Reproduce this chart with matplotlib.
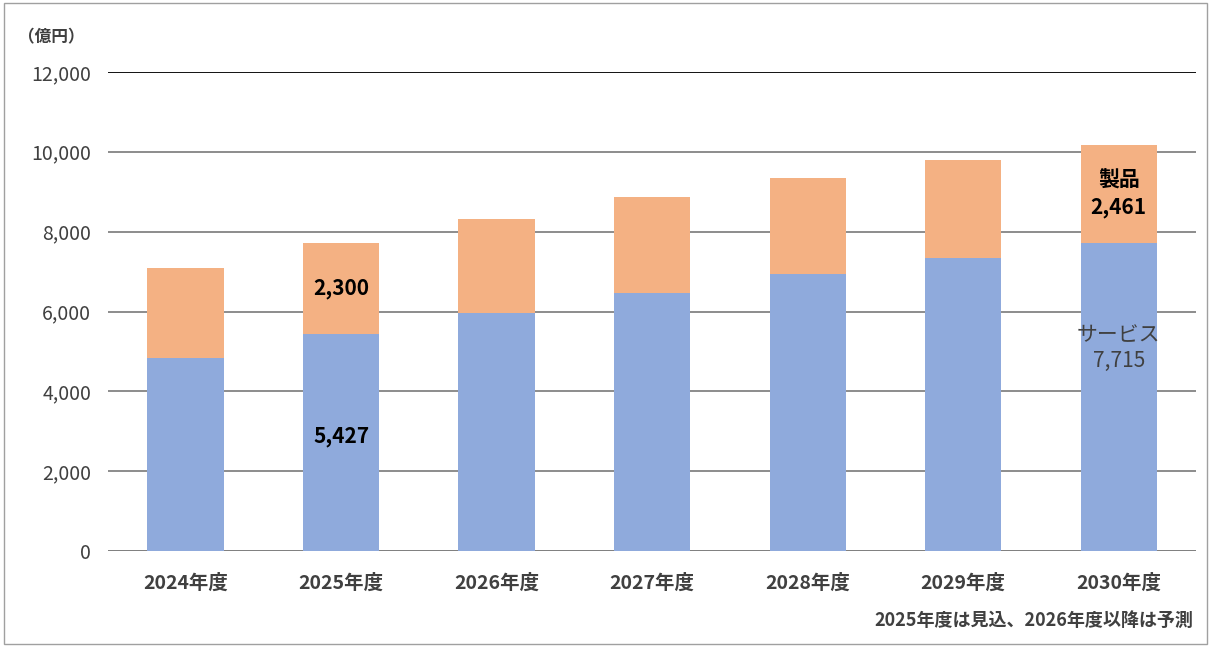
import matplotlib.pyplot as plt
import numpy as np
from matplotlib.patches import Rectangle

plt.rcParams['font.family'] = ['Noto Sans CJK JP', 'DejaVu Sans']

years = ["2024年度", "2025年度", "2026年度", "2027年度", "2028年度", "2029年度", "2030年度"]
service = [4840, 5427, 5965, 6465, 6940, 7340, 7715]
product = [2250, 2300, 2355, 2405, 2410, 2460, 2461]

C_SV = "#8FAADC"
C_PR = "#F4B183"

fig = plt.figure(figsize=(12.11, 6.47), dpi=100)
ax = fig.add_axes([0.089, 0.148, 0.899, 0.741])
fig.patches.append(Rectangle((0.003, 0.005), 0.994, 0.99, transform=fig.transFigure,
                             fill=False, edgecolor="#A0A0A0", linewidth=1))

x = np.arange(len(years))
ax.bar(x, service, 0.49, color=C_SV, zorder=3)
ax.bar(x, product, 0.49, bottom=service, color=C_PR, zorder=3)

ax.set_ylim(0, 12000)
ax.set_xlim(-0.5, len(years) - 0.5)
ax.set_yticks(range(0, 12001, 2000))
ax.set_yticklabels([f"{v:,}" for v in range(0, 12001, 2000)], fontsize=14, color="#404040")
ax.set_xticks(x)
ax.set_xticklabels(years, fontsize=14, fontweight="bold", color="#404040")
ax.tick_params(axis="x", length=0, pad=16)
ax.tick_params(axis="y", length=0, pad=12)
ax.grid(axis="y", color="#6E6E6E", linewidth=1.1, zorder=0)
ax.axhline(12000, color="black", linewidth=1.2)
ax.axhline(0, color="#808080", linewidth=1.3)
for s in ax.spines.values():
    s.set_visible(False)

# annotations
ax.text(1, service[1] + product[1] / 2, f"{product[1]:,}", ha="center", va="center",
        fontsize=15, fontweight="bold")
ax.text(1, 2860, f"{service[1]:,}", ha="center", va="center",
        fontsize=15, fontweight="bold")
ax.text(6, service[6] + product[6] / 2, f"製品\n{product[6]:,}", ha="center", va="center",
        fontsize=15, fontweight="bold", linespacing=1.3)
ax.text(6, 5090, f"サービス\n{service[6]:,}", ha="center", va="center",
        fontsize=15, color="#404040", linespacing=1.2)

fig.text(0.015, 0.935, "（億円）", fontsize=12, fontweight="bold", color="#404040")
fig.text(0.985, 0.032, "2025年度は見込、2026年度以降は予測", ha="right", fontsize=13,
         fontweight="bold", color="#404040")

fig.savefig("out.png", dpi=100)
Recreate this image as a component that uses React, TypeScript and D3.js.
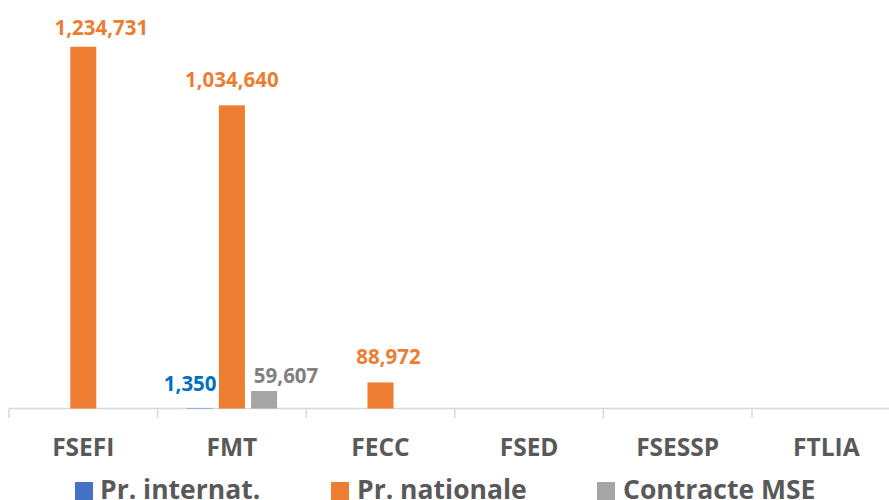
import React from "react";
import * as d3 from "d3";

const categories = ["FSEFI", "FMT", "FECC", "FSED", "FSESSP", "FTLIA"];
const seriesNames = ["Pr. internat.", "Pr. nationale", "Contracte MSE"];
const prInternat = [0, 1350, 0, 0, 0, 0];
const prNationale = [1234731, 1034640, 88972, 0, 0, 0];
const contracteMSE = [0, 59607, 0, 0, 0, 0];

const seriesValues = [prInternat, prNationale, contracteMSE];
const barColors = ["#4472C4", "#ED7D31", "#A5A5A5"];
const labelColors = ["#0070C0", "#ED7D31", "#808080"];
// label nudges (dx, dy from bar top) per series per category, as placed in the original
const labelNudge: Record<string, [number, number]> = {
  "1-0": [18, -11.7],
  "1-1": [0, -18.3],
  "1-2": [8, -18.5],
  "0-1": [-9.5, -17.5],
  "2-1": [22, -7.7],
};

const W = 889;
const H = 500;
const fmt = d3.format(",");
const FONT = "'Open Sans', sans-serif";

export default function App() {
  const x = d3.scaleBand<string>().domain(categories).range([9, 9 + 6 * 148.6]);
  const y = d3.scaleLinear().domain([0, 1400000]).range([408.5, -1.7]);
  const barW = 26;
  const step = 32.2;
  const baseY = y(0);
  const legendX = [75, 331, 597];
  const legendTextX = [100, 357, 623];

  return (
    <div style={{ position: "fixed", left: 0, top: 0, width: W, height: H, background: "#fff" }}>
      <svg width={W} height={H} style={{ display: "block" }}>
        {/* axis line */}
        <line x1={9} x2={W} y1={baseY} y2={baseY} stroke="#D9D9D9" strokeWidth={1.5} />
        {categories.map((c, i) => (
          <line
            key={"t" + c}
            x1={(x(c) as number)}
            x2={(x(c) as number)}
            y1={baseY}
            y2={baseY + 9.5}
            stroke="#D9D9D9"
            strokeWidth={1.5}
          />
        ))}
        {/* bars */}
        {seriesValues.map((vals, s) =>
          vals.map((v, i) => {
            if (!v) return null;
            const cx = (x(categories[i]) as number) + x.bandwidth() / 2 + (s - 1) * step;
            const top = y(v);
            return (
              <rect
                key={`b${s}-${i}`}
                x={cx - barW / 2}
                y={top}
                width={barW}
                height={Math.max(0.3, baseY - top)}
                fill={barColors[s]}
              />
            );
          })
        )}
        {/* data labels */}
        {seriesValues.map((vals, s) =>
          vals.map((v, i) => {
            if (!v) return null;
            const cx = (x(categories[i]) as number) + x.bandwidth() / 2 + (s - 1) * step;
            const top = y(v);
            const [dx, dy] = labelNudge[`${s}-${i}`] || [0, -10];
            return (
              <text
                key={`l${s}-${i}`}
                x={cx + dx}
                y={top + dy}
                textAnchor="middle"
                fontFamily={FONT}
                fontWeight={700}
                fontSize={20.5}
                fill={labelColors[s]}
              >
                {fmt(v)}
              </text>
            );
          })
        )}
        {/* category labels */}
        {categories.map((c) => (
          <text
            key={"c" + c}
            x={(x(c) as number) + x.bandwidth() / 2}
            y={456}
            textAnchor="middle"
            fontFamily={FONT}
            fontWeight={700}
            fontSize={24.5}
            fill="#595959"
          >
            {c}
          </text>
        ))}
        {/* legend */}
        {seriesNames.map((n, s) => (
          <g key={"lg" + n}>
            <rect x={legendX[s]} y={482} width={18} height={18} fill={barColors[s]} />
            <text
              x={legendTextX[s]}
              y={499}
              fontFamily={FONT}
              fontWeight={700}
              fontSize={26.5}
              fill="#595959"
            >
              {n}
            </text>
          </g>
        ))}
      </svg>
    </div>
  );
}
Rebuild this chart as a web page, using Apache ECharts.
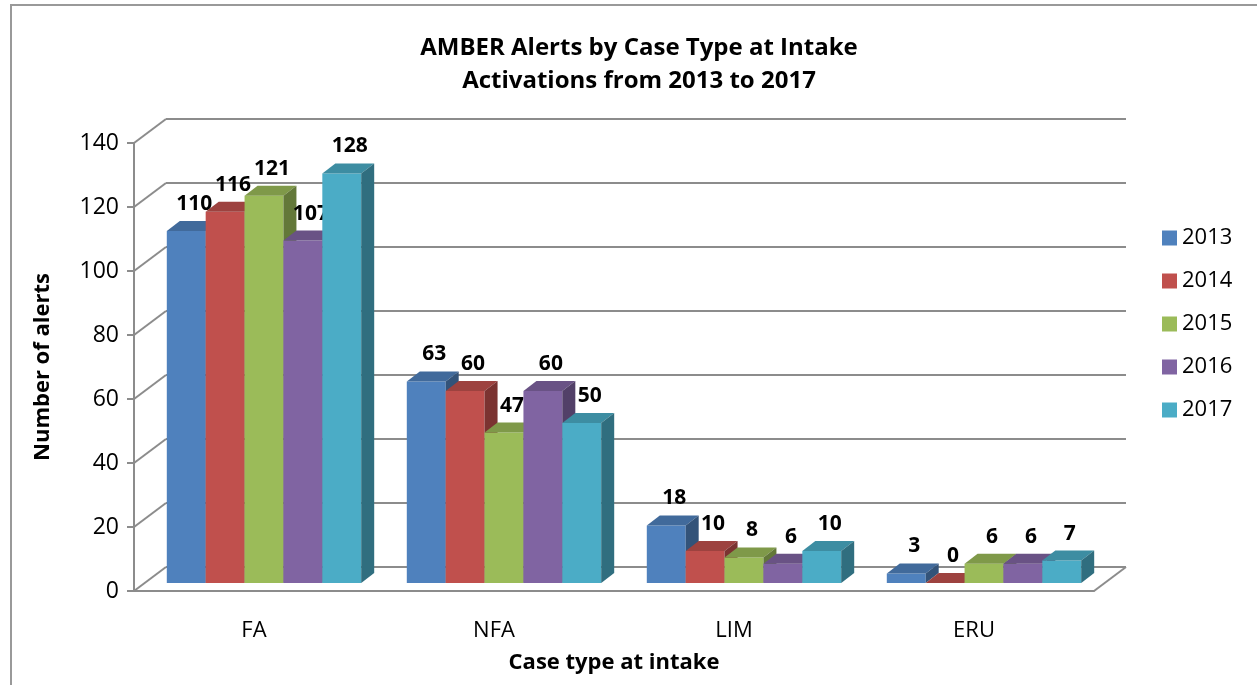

### EXERCISE GOAL
Quote, exactly and only, the lines from the first line of the data above through the line containing "ax.bar(x, product, 0.49, bottom=service, color=C_PR, zorder=3)". The pictures do not belong in it.

### OUTPUT
Reproduce this chart with matplotlib.
import matplotlib.pyplot as plt
import numpy as np
from matplotlib.patches import Rectangle

plt.rcParams['font.family'] = ['Noto Sans CJK JP', 'DejaVu Sans']

years = ["2024年度", "2025年度", "2026年度", "2027年度", "2028年度", "2029年度", "2030年度"]
service = [4840, 5427, 5965, 6465, 6940, 7340, 7715]
product = [2250, 2300, 2355, 2405, 2410, 2460, 2461]

C_SV = "#8FAADC"
C_PR = "#F4B183"

fig = plt.figure(figsize=(12.11, 6.47), dpi=100)
ax = fig.add_axes([0.089, 0.148, 0.899, 0.741])
fig.patches.append(Rectangle((0.003, 0.005), 0.994, 0.99, transform=fig.transFigure,
                             fill=False, edgecolor="#A0A0A0", linewidth=1))

x = np.arange(len(years))
ax.bar(x, service, 0.49, color=C_SV, zorder=3)
ax.bar(x, product, 0.49, bottom=service, color=C_PR, zorder=3)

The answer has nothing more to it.